In the listing below, locate the line containing "Recreate this image" and the line containing "from matplotlib.patches import Rectangle". Output both of them and every line between, exactly as written, and nothing more.
** start of PROVIDED INFORMATION **
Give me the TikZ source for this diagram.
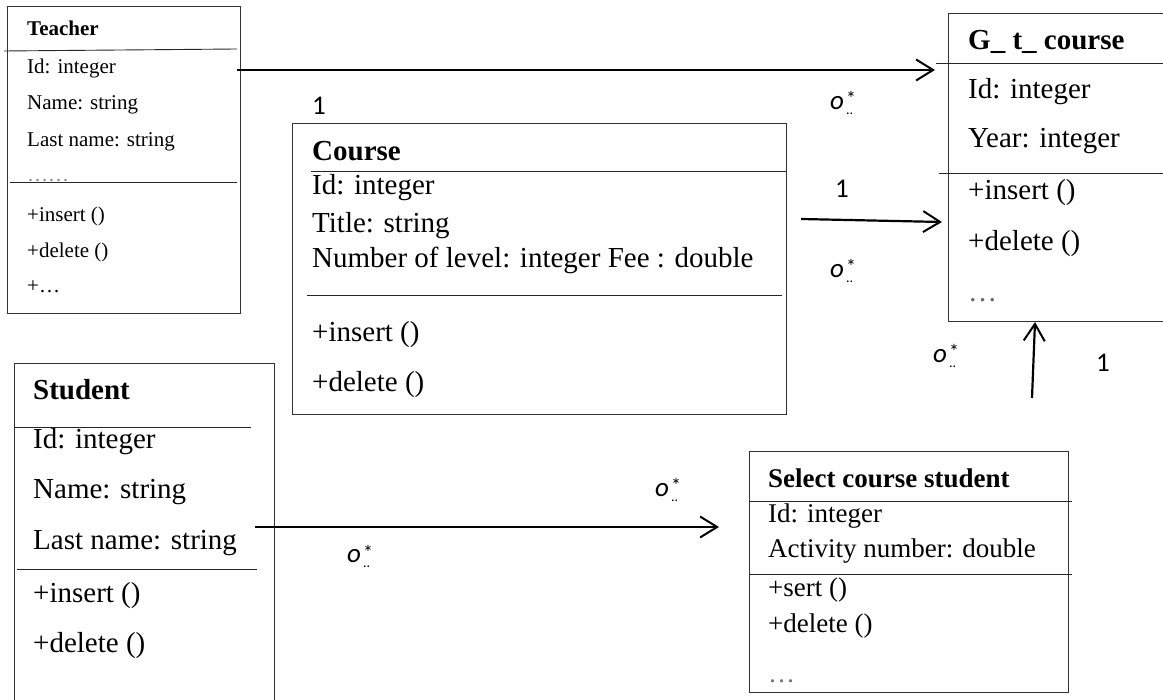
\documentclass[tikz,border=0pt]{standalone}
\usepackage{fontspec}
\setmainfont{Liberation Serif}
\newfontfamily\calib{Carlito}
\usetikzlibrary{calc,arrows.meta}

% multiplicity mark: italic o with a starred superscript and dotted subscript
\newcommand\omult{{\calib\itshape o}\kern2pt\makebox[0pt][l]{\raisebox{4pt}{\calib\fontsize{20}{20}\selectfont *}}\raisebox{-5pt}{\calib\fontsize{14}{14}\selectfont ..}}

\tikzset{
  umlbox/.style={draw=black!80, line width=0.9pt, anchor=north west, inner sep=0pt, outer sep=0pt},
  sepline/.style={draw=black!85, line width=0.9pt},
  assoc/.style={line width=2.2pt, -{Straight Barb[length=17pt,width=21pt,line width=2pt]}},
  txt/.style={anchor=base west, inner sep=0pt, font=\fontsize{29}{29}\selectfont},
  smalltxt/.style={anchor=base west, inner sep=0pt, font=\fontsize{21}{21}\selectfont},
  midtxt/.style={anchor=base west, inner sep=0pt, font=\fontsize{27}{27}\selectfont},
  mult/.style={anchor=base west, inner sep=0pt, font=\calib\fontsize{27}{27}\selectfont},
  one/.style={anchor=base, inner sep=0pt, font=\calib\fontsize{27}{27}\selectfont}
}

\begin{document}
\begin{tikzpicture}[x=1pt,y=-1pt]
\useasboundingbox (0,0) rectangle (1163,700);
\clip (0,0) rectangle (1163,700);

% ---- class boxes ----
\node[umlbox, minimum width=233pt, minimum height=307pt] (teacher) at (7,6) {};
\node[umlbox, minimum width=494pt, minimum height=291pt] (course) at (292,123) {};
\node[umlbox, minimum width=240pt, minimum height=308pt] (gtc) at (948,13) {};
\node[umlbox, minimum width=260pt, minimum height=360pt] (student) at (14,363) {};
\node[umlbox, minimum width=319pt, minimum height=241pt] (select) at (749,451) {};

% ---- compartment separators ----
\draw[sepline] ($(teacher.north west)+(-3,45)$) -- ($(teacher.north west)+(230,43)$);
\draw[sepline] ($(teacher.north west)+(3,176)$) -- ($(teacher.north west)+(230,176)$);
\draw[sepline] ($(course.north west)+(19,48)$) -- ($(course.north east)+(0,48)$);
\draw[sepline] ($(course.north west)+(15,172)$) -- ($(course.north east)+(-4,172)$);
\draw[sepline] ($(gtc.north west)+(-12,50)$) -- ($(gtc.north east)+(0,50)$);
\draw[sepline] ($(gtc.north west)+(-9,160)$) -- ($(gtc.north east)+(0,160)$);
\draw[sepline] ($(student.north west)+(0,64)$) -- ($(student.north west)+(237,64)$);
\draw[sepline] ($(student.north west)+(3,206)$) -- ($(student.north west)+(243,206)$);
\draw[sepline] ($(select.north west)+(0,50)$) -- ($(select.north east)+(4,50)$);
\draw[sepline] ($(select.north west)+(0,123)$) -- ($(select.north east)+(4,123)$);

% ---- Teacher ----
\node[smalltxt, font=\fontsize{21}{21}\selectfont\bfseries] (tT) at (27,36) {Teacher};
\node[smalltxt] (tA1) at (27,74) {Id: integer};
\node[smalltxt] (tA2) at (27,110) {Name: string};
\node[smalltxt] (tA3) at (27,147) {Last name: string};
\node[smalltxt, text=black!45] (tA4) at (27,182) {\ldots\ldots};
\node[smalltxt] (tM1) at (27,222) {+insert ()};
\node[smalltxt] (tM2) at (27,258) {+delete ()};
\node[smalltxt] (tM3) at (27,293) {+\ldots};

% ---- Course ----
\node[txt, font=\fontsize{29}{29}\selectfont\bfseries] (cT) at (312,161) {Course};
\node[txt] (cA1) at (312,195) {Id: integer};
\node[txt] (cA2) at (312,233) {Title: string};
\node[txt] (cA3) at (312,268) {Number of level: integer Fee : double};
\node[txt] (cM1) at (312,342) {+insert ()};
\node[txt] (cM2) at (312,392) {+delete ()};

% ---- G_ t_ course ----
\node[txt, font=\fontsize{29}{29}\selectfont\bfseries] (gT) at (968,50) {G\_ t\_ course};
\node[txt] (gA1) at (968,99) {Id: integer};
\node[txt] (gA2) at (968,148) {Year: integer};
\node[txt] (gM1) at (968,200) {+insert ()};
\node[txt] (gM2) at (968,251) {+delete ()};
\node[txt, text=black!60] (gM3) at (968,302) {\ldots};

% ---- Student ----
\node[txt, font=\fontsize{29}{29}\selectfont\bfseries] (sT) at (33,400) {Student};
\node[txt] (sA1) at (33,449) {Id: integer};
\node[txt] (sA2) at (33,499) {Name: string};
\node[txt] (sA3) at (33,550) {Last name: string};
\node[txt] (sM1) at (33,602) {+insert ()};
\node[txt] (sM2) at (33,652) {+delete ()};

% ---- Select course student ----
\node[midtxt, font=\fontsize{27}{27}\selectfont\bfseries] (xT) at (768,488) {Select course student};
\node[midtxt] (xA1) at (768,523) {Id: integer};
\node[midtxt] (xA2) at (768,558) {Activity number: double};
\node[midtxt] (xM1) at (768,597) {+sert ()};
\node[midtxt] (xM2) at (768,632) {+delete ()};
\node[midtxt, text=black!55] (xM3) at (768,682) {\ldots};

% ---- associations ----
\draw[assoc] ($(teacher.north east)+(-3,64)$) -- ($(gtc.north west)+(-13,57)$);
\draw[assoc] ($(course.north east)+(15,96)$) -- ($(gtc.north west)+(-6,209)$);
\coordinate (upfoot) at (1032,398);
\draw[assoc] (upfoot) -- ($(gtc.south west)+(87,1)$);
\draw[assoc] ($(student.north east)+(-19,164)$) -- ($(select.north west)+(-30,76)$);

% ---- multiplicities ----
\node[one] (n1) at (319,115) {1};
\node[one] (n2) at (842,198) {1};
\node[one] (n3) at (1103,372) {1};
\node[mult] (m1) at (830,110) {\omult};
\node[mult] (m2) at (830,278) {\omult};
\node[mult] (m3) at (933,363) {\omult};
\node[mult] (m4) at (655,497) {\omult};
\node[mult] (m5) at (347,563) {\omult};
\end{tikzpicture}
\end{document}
** end of PROVIDED INFORMATION **
** start of PROVIDED INFORMATION **
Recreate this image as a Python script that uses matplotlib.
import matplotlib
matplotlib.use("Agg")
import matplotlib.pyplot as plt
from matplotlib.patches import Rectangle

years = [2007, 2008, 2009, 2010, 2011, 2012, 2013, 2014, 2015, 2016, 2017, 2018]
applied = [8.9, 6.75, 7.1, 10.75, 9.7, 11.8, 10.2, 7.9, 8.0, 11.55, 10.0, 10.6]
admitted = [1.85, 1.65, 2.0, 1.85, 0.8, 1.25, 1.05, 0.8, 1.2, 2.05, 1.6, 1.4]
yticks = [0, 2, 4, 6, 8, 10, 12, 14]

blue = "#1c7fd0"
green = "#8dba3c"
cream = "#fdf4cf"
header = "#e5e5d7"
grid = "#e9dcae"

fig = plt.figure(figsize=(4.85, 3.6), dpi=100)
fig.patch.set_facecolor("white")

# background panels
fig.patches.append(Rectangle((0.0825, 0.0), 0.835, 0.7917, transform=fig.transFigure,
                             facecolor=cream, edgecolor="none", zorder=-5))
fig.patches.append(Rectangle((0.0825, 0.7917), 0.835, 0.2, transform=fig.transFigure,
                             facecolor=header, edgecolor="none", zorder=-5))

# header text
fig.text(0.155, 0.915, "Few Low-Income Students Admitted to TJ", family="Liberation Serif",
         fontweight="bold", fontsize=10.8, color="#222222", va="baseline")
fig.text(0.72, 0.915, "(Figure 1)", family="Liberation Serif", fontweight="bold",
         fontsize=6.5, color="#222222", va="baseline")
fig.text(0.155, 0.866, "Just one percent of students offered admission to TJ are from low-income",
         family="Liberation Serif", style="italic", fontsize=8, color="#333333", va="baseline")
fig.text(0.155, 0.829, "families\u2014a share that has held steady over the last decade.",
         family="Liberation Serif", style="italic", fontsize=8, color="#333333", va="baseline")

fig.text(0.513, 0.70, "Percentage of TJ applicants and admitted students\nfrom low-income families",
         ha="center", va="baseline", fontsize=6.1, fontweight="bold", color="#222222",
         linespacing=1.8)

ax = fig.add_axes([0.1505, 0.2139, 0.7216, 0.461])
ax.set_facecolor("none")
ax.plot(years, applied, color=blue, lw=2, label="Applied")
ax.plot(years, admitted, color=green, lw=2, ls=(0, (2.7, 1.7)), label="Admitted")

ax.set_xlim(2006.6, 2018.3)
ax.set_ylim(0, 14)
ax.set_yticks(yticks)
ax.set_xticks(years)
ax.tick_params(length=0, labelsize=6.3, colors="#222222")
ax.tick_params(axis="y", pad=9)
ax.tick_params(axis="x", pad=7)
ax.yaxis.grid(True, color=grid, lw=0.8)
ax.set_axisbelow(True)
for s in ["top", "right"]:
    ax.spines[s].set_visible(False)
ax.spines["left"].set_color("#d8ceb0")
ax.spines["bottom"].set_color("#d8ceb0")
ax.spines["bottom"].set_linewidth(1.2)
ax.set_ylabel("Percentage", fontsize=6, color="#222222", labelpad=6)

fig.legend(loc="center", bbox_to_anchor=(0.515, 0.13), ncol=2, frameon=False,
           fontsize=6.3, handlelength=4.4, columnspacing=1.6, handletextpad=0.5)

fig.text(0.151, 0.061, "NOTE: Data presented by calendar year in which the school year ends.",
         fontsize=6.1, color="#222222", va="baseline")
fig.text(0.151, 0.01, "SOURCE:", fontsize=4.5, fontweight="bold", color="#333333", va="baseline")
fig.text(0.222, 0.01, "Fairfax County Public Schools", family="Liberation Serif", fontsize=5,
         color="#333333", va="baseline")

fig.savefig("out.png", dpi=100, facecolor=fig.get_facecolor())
** end of PROVIDED INFORMATION **
§ FINAL ANSWER
Recreate this image as a Python script that uses matplotlib.
import matplotlib
matplotlib.use("Agg")
import matplotlib.pyplot as plt
from matplotlib.patches import Rectangle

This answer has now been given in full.